# [TASK STATEMENT]
Transcribe all of the material exactly, except for its pictures.
• • • • • • •
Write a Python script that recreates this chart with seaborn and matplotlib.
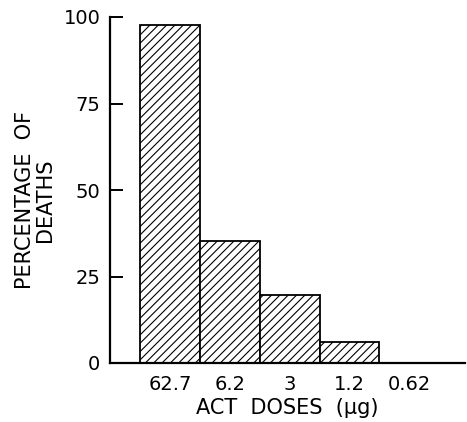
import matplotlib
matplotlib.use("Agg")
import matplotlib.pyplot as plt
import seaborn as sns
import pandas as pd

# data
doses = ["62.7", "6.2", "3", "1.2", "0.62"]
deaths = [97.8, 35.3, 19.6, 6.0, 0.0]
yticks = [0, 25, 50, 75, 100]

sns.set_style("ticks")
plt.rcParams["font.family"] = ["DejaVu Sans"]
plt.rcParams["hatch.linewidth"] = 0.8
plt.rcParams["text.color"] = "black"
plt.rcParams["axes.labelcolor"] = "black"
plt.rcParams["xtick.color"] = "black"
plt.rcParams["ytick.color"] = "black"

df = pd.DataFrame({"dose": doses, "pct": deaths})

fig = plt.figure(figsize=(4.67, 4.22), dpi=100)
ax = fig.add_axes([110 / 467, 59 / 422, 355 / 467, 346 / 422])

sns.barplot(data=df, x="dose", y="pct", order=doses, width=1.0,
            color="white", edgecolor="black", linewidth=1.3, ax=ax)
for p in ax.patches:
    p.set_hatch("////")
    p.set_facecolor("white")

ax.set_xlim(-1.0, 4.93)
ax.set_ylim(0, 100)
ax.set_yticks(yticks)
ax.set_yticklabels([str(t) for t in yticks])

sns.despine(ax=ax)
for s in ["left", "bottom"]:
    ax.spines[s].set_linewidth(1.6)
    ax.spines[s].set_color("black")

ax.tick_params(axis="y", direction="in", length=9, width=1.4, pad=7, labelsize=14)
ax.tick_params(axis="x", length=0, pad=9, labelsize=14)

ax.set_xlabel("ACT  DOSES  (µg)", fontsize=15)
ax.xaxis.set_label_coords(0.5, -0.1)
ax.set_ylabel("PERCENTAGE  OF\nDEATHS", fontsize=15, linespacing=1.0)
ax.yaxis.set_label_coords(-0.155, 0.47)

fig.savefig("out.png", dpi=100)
• • • • • • •
# [THE ANSWER]
Write a Python script that recreates this chart with seaborn and matplotlib.
import matplotlib
matplotlib.use("Agg")
import matplotlib.pyplot as plt
import seaborn as sns
import pandas as pd

# data
doses = ["62.7", "6.2", "3", "1.2", "0.62"]
deaths = [97.8, 35.3, 19.6, 6.0, 0.0]
yticks = [0, 25, 50, 75, 100]

sns.set_style("ticks")
plt.rcParams["font.family"] = ["DejaVu Sans"]
plt.rcParams["hatch.linewidth"] = 0.8
plt.rcParams["text.color"] = "black"
plt.rcParams["axes.labelcolor"] = "black"
plt.rcParams["xtick.color"] = "black"
plt.rcParams["ytick.color"] = "black"

df = pd.DataFrame({"dose": doses, "pct": deaths})

fig = plt.figure(figsize=(4.67, 4.22), dpi=100)
ax = fig.add_axes([110 / 467, 59 / 422, 355 / 467, 346 / 422])

sns.barplot(data=df, x="dose", y="pct", order=doses, width=1.0,
            color="white", edgecolor="black", linewidth=1.3, ax=ax)
for p in ax.patches:
    p.set_hatch("////")
    p.set_facecolor("white")

ax.set_xlim(-1.0, 4.93)
ax.set_ylim(0, 100)
ax.set_yticks(yticks)
ax.set_yticklabels([str(t) for t in yticks])

sns.despine(ax=ax)
for s in ["left", "bottom"]:
    ax.spines[s].set_linewidth(1.6)
    ax.spines[s].set_color("black")

ax.tick_params(axis="y", direction="in", length=9, width=1.4, pad=7, labelsize=14)
ax.tick_params(axis="x", length=0, pad=9, labelsize=14)

ax.set_xlabel("ACT  DOSES  (µg)", fontsize=15)
ax.xaxis.set_label_coords(0.5, -0.1)
ax.set_ylabel("PERCENTAGE  OF\nDEATHS", fontsize=15, linespacing=1.0)
ax.yaxis.set_label_coords(-0.155, 0.47)

fig.savefig("out.png", dpi=100)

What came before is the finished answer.